SUPPLIED DATA:

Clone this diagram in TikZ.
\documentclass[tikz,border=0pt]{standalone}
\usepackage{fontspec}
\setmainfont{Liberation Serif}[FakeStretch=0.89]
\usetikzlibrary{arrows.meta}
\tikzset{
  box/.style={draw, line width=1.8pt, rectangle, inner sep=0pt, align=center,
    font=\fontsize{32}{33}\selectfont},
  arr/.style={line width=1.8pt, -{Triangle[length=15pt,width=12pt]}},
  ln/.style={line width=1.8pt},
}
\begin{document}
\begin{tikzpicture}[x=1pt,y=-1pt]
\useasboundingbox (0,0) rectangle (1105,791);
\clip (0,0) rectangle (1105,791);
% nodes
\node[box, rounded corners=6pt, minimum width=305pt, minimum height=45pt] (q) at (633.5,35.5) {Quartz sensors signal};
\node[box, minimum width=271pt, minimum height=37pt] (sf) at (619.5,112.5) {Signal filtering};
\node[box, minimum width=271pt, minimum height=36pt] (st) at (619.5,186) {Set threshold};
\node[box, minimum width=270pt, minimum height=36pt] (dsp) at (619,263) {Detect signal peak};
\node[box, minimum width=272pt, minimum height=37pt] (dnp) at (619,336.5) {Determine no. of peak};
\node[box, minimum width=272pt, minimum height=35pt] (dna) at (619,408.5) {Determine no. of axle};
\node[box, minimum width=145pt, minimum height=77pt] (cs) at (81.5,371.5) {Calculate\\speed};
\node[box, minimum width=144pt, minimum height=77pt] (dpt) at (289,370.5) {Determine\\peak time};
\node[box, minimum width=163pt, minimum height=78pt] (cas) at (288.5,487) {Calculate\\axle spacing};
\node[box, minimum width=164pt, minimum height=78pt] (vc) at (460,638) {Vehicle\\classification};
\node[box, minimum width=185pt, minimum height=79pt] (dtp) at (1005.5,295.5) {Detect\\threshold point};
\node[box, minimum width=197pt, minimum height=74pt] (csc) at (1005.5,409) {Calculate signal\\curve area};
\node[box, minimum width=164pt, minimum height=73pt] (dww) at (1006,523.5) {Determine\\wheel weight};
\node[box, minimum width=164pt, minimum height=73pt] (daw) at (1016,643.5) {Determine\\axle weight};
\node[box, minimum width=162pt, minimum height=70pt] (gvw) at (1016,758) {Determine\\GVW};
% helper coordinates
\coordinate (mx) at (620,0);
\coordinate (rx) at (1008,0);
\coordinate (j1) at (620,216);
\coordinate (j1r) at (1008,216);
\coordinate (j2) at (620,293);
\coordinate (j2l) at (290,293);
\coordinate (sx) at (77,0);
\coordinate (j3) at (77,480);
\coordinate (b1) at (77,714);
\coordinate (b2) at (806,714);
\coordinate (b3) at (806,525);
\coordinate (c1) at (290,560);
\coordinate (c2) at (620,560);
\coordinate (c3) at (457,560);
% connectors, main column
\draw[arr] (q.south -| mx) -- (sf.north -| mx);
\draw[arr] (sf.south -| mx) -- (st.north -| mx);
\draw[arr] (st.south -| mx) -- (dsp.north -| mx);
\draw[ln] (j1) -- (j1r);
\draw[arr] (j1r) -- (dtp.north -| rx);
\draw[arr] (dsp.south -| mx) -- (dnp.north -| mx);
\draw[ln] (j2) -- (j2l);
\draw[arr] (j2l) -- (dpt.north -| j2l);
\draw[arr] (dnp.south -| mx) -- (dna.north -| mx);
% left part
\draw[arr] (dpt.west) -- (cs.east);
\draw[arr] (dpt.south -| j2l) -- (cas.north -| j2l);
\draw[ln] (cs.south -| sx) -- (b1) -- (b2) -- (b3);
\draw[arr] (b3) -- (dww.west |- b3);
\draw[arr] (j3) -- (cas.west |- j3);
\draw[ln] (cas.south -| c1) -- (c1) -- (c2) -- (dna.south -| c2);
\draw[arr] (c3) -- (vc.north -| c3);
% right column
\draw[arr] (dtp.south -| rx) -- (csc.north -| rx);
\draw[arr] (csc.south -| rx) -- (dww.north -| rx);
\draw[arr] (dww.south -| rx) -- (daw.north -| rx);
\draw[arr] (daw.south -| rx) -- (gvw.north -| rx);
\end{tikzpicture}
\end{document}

REQUEST:
Copy out the material word for word and line for line.

RESULT OF THIS TASK:
Clone this diagram in TikZ.
\documentclass[tikz,border=0pt]{standalone}
\usepackage{fontspec}
\setmainfont{Liberation Serif}[FakeStretch=0.89]
\usetikzlibrary{arrows.meta}
\tikzset{
  box/.style={draw, line width=1.8pt, rectangle, inner sep=0pt, align=center,
    font=\fontsize{32}{33}\selectfont},
  arr/.style={line width=1.8pt, -{Triangle[length=15pt,width=12pt]}},
  ln/.style={line width=1.8pt},
}
\begin{document}
\begin{tikzpicture}[x=1pt,y=-1pt]
\useasboundingbox (0,0) rectangle (1105,791);
\clip (0,0) rectangle (1105,791);
% nodes
\node[box, rounded corners=6pt, minimum width=305pt, minimum height=45pt] (q) at (633.5,35.5) {Quartz sensors signal};
\node[box, minimum width=271pt, minimum height=37pt] (sf) at (619.5,112.5) {Signal filtering};
\node[box, minimum width=271pt, minimum height=36pt] (st) at (619.5,186) {Set threshold};
\node[box, minimum width=270pt, minimum height=36pt] (dsp) at (619,263) {Detect signal peak};
\node[box, minimum width=272pt, minimum height=37pt] (dnp) at (619,336.5) {Determine no. of peak};
\node[box, minimum width=272pt, minimum height=35pt] (dna) at (619,408.5) {Determine no. of axle};
\node[box, minimum width=145pt, minimum height=77pt] (cs) at (81.5,371.5) {Calculate\\speed};
\node[box, minimum width=144pt, minimum height=77pt] (dpt) at (289,370.5) {Determine\\peak time};
\node[box, minimum width=163pt, minimum height=78pt] (cas) at (288.5,487) {Calculate\\axle spacing};
\node[box, minimum width=164pt, minimum height=78pt] (vc) at (460,638) {Vehicle\\classification};
\node[box, minimum width=185pt, minimum height=79pt] (dtp) at (1005.5,295.5) {Detect\\threshold point};
\node[box, minimum width=197pt, minimum height=74pt] (csc) at (1005.5,409) {Calculate signal\\curve area};
\node[box, minimum width=164pt, minimum height=73pt] (dww) at (1006,523.5) {Determine\\wheel weight};
\node[box, minimum width=164pt, minimum height=73pt] (daw) at (1016,643.5) {Determine\\axle weight};
\node[box, minimum width=162pt, minimum height=70pt] (gvw) at (1016,758) {Determine\\GVW};
% helper coordinates
\coordinate (mx) at (620,0);
\coordinate (rx) at (1008,0);
\coordinate (j1) at (620,216);
\coordinate (j1r) at (1008,216);
\coordinate (j2) at (620,293);
\coordinate (j2l) at (290,293);
\coordinate (sx) at (77,0);
\coordinate (j3) at (77,480);
\coordinate (b1) at (77,714);
\coordinate (b2) at (806,714);
\coordinate (b3) at (806,525);
\coordinate (c1) at (290,560);
\coordinate (c2) at (620,560);
\coordinate (c3) at (457,560);
% connectors, main column
\draw[arr] (q.south -| mx) -- (sf.north -| mx);
\draw[arr] (sf.south -| mx) -- (st.north -| mx);
\draw[arr] (st.south -| mx) -- (dsp.north -| mx);
\draw[ln] (j1) -- (j1r);
\draw[arr] (j1r) -- (dtp.north -| rx);
\draw[arr] (dsp.south -| mx) -- (dnp.north -| mx);
\draw[ln] (j2) -- (j2l);
\draw[arr] (j2l) -- (dpt.north -| j2l);
\draw[arr] (dnp.south -| mx) -- (dna.north -| mx);
% left part
\draw[arr] (dpt.west) -- (cs.east);
\draw[arr] (dpt.south -| j2l) -- (cas.north -| j2l);
\draw[ln] (cs.south -| sx) -- (b1) -- (b2) -- (b3);
\draw[arr] (b3) -- (dww.west |- b3);
\draw[arr] (j3) -- (cas.west |- j3);
\draw[ln] (cas.south -| c1) -- (c1) -- (c2) -- (dna.south -| c2);
\draw[arr] (c3) -- (vc.north -| c3);
% right column
\draw[arr] (dtp.south -| rx) -- (csc.north -| rx);
\draw[arr] (csc.south -| rx) -- (dww.north -| rx);
\draw[arr] (dww.south -| rx) -- (daw.north -| rx);
\draw[arr] (daw.south -| rx) -- (gvw.north -| rx);
\end{tikzpicture}
\end{document}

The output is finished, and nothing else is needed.